Starting at the first line of the listing below, repeat each line exactly until the line containing "import seaborn as sns", which you include. Leave out pictures.

===============

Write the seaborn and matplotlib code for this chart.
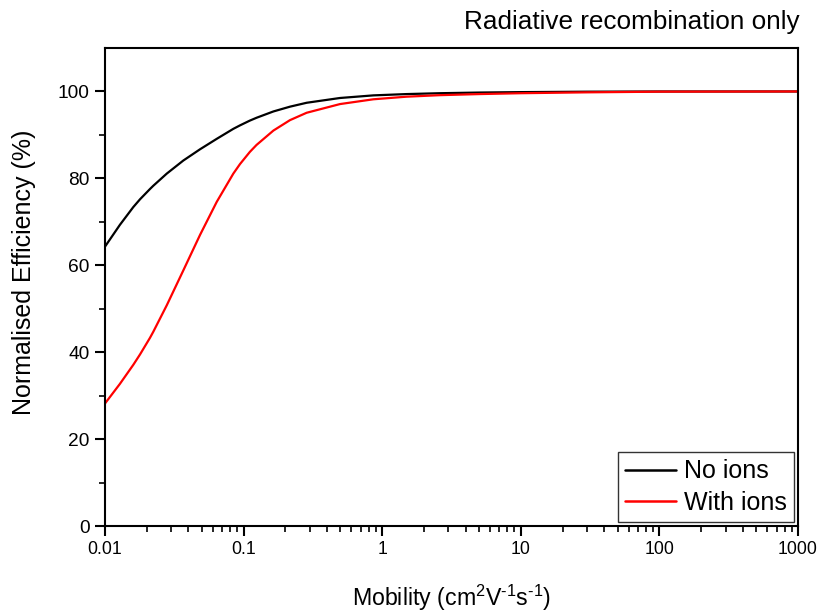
import numpy as np
import pandas as pd
import matplotlib
matplotlib.use("Agg")
import matplotlib.pyplot as plt
from matplotlib.ticker import LogLocator, FixedLocator, NullFormatter, FixedFormatter
import seaborn as sns

# Mobility grid (cm^2 V^-1 s^-1) and normalised efficiency (%)
mobility = [0.01, 0.0128, 0.016, 0.0179, 0.0211, 0.0223, 0.0279, 0.0367, 0.0485,
            0.064, 0.0843, 0.0942, 0.111, 0.124, 0.164, 0.216, 0.285, 0.496,
            0.863, 1.5, 2.61, 5, 10, 30, 100, 1000]
eff_no_ions = [64.3, 69.3, 73.4, 75.2, 77.55, 78.3, 81.1, 84.1, 86.7,
               89.1, 91.4, 92.2, 93.3, 93.95, 95.4, 96.5, 97.4, 98.5,
               99.1, 99.4, 99.6, 99.75, 99.85, 99.95, 100.0, 100.0]
eff_with_ions = [28.2, 32.7, 37.1, 39.5, 43.3, 44.7, 50.8, 58.8, 67.0,
                 74.6, 81.1, 83.3, 86.1, 87.7, 91.0, 93.4, 95.1, 97.1,
                 98.2, 98.8, 99.15, 99.4, 99.6, 99.8, 99.95, 100.0]
series_names = ["No ions", "With ions"]
series_colors = ["#000000", "#ff0000"]
x_tick_values = [0.01, 0.1, 1, 10, 100, 1000]
x_tick_labels = ["0.01", "0.1", "1", "10", "100", "1000"]
y_tick_values = [0, 20, 40, 60, 80, 100]
y_minor_values = [10, 30, 50, 70, 90]

df = pd.DataFrame({
    "Mobility": mobility * 2,
    "Efficiency": eff_no_ions + eff_with_ions,
    "Series": [series_names[0]] * len(mobility) + [series_names[1]] * len(mobility),
})

sns.set_style("ticks")
plt.rcParams["font.family"] = ["Liberation Sans", "DejaVu Sans"]
plt.rcParams["mathtext.fontset"] = "custom"
plt.rcParams["mathtext.rm"] = "Liberation Sans"
plt.rcParams["mathtext.it"] = "Liberation Sans"
plt.rcParams["text.color"] = "black"
plt.rcParams["axes.labelcolor"] = "black"
plt.rcParams["xtick.color"] = "black"
plt.rcParams["ytick.color"] = "black"

fig = plt.figure(figsize=(8.23, 6.14), dpi=100)
ax = fig.add_axes([0.1276, 0.1433, 0.8420, 0.7785])

sns.lineplot(data=df, x="Mobility", y="Efficiency", hue="Series",
             palette=dict(zip(series_names, series_colors)), linewidth=1.6,
             ax=ax, legend=True)

ax.set_xscale("log")
ax.set_xlim(0.01, 1000)
ax.set_ylim(0, 110)

ax.xaxis.set_major_locator(FixedLocator(x_tick_values))
ax.xaxis.set_major_formatter(FixedFormatter(x_tick_labels))
ax.xaxis.set_minor_locator(LogLocator(base=10, subs=np.arange(2, 10)))
ax.xaxis.set_minor_formatter(NullFormatter())
ax.yaxis.set_major_locator(FixedLocator(y_tick_values))
ax.yaxis.set_minor_locator(FixedLocator(y_minor_values))

for side in ["left", "bottom", "top", "right"]:
    ax.spines[side].set_visible(True)
    ax.spines[side].set_linewidth(1.5)
    ax.spines[side].set_color("black")

ax.tick_params(which="major", direction="out", length=7, width=1.5,
               colors="black", pad=4, top=False, right=False)
ax.tick_params(which="minor", direction="out", length=4, width=1.2,
               top=False, right=False)
ax.tick_params(axis="x", which="major", labelsize=12.7)
ax.tick_params(axis="y", which="major", labelsize=13.8)

ax.set_xlabel(r"Mobility (cm$^{2}$V$^{\text{-1}}$s$^{\text{-1}}$)", fontsize=16.7,
              labelpad=18)
ax.set_ylabel("Normalised Efficiency (%)", fontsize=18)
ax.yaxis.set_label_coords(-0.099, 0.53)

leg = ax.legend(loc="lower right", fontsize=18, frameon=True, fancybox=False,
                edgecolor="black", borderaxespad=0.15, handlelength=2.05,
                handletextpad=0.3, borderpad=0.3, labelspacing=0.3)
leg.get_frame().set_linewidth(1.0)
for line in leg.get_lines():
    line.set_linewidth(1.8)

fig.text(0.972, 0.964, "Radiative recombination only", ha="right", va="center",
         fontsize=18.8)

fig.savefig("out.png", dpi=100)
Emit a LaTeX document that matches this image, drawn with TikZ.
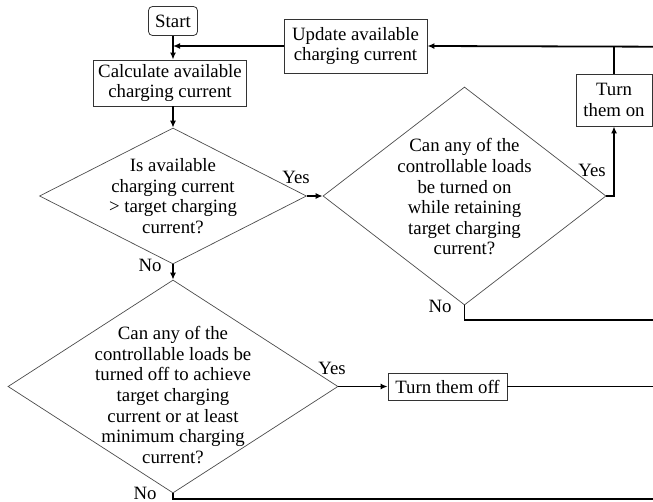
\documentclass[tikz,border=0pt]{standalone}
\usepackage{fontspec}
\setmainfont{Liberation Serif}
\newfontfamily\chartfont{Liberation Serif}
\usepackage{tikz}
\usetikzlibrary{shapes,arrows.meta,positioning,calc}

\begin{document}
\begin{tikzpicture}[x=1pt, y=-1pt,
    font=\chartfont\fontsize{18.8}{20.6}\selectfont,
    box/.style={draw=black!80, line width=0.8pt, inner sep=0pt, align=center},
    decision/.style={diamond, draw=black!70, line width=0.7pt, inner sep=0pt},
    flow/.style={line width=1.8pt},
    tip/.style={-{Latex[length=7pt,width=6pt]}}]
    \useasboundingbox (0,0) rectangle (653,502);

    % Main column (left)
    \node[box, rounded corners=4pt, minimum width=49pt, minimum height=29pt] (start) at (173,21) {Start};
    \node[box, minimum width=153pt, minimum height=46pt] (calc) at (170,83) {Calculate available\\charging current};
    \node[decision, minimum width=267pt, minimum height=136pt] (q1) at (173,196) {};
    \node[align=center] (q1text) at (173,196) {Is available\\charging current\\> target charging\\current?};
    \node[decision, minimum width=330pt, minimum height=213pt] (q3) at (173,386.5) {};
    \node[align=center] (q3text) at (173,395) {Can any of the\\controllable loads be\\turned off to achieve\\target charging\\current or at least\\minimum charging\\current?};

    % Turn-on branch (right)
    \node[box, minimum width=143pt, minimum height=54pt] (update) at (355.5,46) {Update available\\charging current};
    \node[decision, minimum width=283pt, minimum height=218pt] (q2) at (464.5,196) {};
    \node[align=center] (q2text) at (464.5,197) {Can any of the\\controllable loads\\be turned on\\while retaining\\target charging\\current?};
    \node[box, minimum width=76pt, minimum height=52pt] (on) at (614,100) {Turn\\them on};
    \node[box, minimum width=119pt, minimum height=27pt] (off) at (447.5,386.5) {Turn them off};

    % Branch labels
    \node (yes1) at (296,177) {Yes};
    \node (no1) at (150,265) {No};
    \node (yes2) at (592,170) {Yes};
    \node (no2) at (440,306) {No};
    \node (yes3) at (332,368) {Yes};
    \node (no3) at (145,493) {No};

    % Loose ends at the right edge
    \coordinate (topright) at (653,46.7);
    \coordinate (noright) at (653,320);
    \coordinate (offright) at (653,386.5);
    \coordinate (bottomright) at (653,499);

    % Connectors
    \draw[flow, tip] (start.south) -- (start.south |- calc.north);
    \draw[flow, tip] (topright) -- (update.east);
    \draw[flow, tip] (update.west) -- (start.south |- update.west);
    \draw[flow, tip] (calc.south -| q1.north) -- (q1.north);
    \draw[flow, tip] (q1.east) -- (q2.west);
    \draw[flow, tip] (q1.south) -- (q3.north);
    \draw[flow, tip] (q2.east) -| (on.south);
    \draw[flow] (on.north) -- (on.north |- topright);
    \draw[flow] (q2.south) |- (noright);
    \draw[flow, tip] (q3.east) -- (off.west);
    \draw[flow] (off.east) -- (offright);
    \draw[flow] (q3.south) |- (bottomright);
\end{tikzpicture}
\end{document}
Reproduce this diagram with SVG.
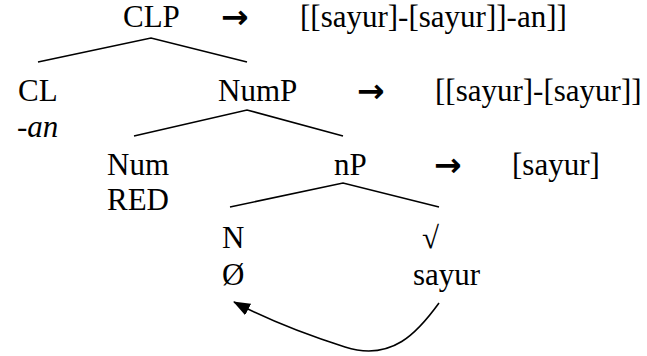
<svg xmlns="http://www.w3.org/2000/svg" width="647" height="356" viewBox="0 0 647 356">
<defs>
<marker id="ah" markerWidth="17" markerHeight="13" refX="16" refY="6.5" orient="auto" markerUnits="userSpaceOnUse">
<path d="M0,0 L17,6.5 L0,13 Z" fill="#000"/>
</marker>
</defs>
<g id="connectors" stroke="#000" stroke-width="1.6" fill="none">
<polyline points="38,62 151,38 247,62"/>
<polyline points="134,136 247,110 343,136"/>
<polyline points="230,207 343,183 439,207"/>
<path d="M439,303 C418,332 392,362 345,347 C310,336 272,322 234,302" marker-end="url(#ah)"/>
</g>
<g id="CLP"><text style="font-family:'Liberation Serif',serif;font-size:31px" x="123" y="27">CLP</text><text style="font-family:'DejaVu Sans',sans-serif;font-size:33px;font-weight:bold" x="221" y="28">→</text><text style="font-family:'Liberation Serif',serif;font-size:31px" x="300" y="27">[[sayur]-[sayur]]-an]]</text></g>
<g id="CL"><text style="font-family:'Liberation Serif',serif;font-size:31px" x="18" y="101">CL</text><text style="font-family:'Liberation Serif',serif;font-size:31px;font-style:italic" x="17" y="137">-an</text></g>
<g id="NumP"><text style="font-family:'Liberation Serif',serif;font-size:31px" x="218" y="101">NumP</text><text style="font-family:'DejaVu Sans',sans-serif;font-size:33px;font-weight:bold" x="357" y="102">→</text><text style="font-family:'Liberation Serif',serif;font-size:31px" x="435" y="101">[[sayur]-[sayur]]</text></g>
<g id="Num"><text style="font-family:'Liberation Serif',serif;font-size:31px" x="107" y="175">Num</text><text style="font-family:'Liberation Serif',serif;font-size:31px" x="107" y="210">RED</text></g>
<g id="nP"><text style="font-family:'Liberation Serif',serif;font-size:31px" x="334" y="175">nP</text><text style="font-family:'DejaVu Sans',sans-serif;font-size:33px;font-weight:bold" x="434" y="176">→</text><text style="font-family:'Liberation Serif',serif;font-size:31px" x="512" y="175">[sayur]</text></g>
<g id="N"><text style="font-family:'Liberation Serif',serif;font-size:31px" x="222" y="248">N</text><text style="font-family:'Liberation Serif',serif;font-size:31px" x="222" y="285">Ø</text></g>
<g id="root"><text style="font-family:'Liberation Serif',serif;font-size:31px" x="422" y="248">√</text><text style="font-family:'Liberation Serif',serif;font-size:31px" x="413" y="285">sayur</text></g>
</svg>
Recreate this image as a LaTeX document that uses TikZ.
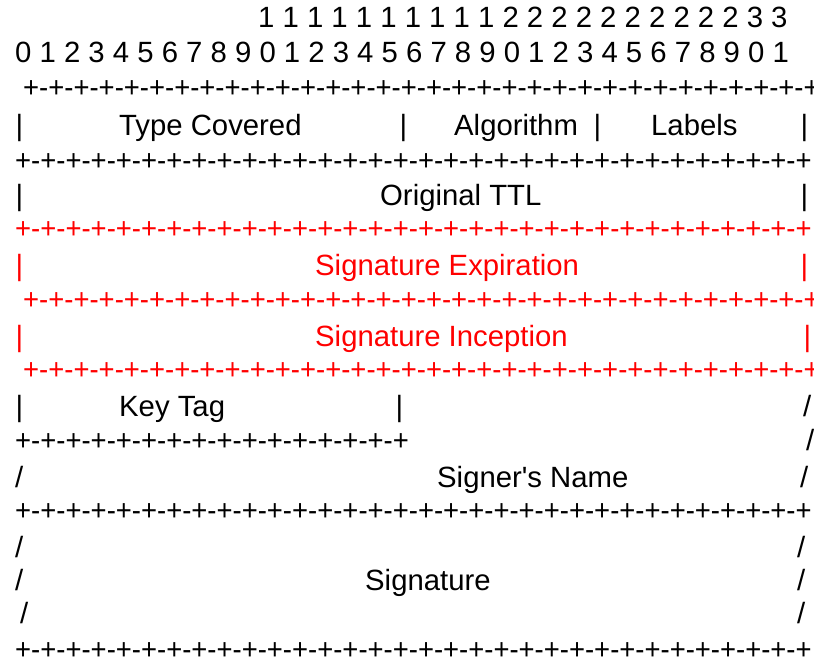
\documentclass[tikz,border=0pt]{standalone}
\usepackage{fontspec}
\usepackage{graphicx}
\newfontfamily\diagfont{Liberation Sans}
\definecolor{hl}{RGB}{255,0,0}
% ruler lines, squeezed a little so that 32 corners span the full width
\newcommand\prow{\scalebox{0.937}[1]{+-+-+-+-+-+-+-+-+-+-+-+-+-+-+-+-+-+-+-+-+-+-+-+-+-+-+-+-+-+-+-+}}
\newcommand\halfprow{\scalebox{0.937}[1]{+-+-+-+-+-+-+-+-+-+-+-+-+-+-+-+}}
\begin{document}
\begin{tikzpicture}[x=1pt,y=-1pt,
  txt/.style={inner sep=0pt, anchor=base west,
    font=\diagfont\fontsize{29.3}{35}\selectfont},
  redtxt/.style={txt, text=hl}]
\useasboundingbox[fill=white] (0,0) rectangle (814,661);

% bit numbers
\node[txt] (tens) at (258,28) {1 1 1 1 1 1 1 1 1 1 2 2 2 2 2 2 2 2 2 2 3 3};
\node[txt] (ones) at (15,63) {0 1 2 3 4 5 6 7 8 9 0 1 2 3 4 5 6 7 8 9 0 1 2 3 4 5 6 7 8 9 0 1};
\node[txt] (rule0) at (23,97) {\prow};

% type covered / algorithm / labels
\node[txt] (b4a) at (15.5,135) {|};
\node[txt] (typecov) at (119,135) {Type Covered};
\node[txt] (b4b) at (399.5,135) {|};
\node[txt] (algo) at (454,135) {Algorithm};
\node[txt] (b4c) at (593.5,135) {|};
\node[txt] (labels) at (651,135) {Labels};
\node[txt] (b4d) at (800.5,135) {|};
\node[txt] (rule1) at (15,170) {\prow};

% original TTL
\node[txt] (b6a) at (15.5,205) {|};
\node[txt] (ttl) at (380,205) {Original TTL};
\node[txt] (b6b) at (800.5,205) {|};
\node[redtxt] (rule2) at (15,238) {\prow};

% signature expiration
\node[redtxt] (b8a) at (15.5,275) {|};
\node[redtxt] (sigexp) at (315,275) {Signature Expiration};
\node[redtxt] (b8b) at (800.5,275) {|};
\node[redtxt] (rule3) at (23,309) {\prow};

% signature inception
\node[redtxt] (b10a) at (15.5,346) {|};
\node[redtxt] (siginc) at (315,346) {Signature Inception};
\node[redtxt] (b10b) at (803.5,346) {|};
\node[redtxt] (rule4) at (23,379) {\prow};

% key tag and signer's name
\node[txt] (b12a) at (15.5,416) {|};
\node[txt] (keytag) at (119,416) {Key Tag};
\node[txt] (b12b) at (395.5,416) {|};
\node[txt] (s12) at (803,416) {/};
\node[txt] (rule5) at (15,450) {\halfprow};
\node[txt] (s13) at (806,450) {/};
\node[txt] (s14a) at (15,487) {/};
\node[txt] (signer) at (437,487) {Signer's Name};
\node[txt] (s14b) at (800,487) {/};
\node[txt] (rule6) at (15,520) {\prow};

% signature
\node[txt] (s16a) at (15,557) {/};
\node[txt] (s16b) at (797,557) {/};
\node[txt] (s17a) at (15,590) {/};
\node[txt] (sig) at (365,590) {Signature};
\node[txt] (s17b) at (797,590) {/};
\node[txt] (s18a) at (20,623) {/};
\node[txt] (s18b) at (797,623) {/};
\node[txt] (rule7) at (15,659) {\prow};
\end{tikzpicture}
\end{document}
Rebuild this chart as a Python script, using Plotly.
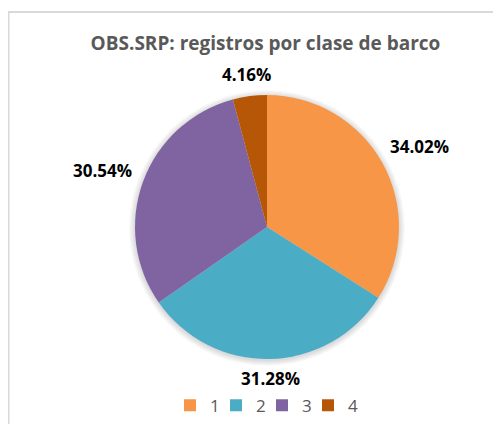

===============

#### Solution for this task:
Write the seaborn and matplotlib code for this chart.
import numpy as np
import pandas as pd
import matplotlib
matplotlib.use("Agg")
import matplotlib.pyplot as plt
from matplotlib.ticker import LogLocator, FixedLocator, NullFormatter, FixedFormatter
import seaborn as sns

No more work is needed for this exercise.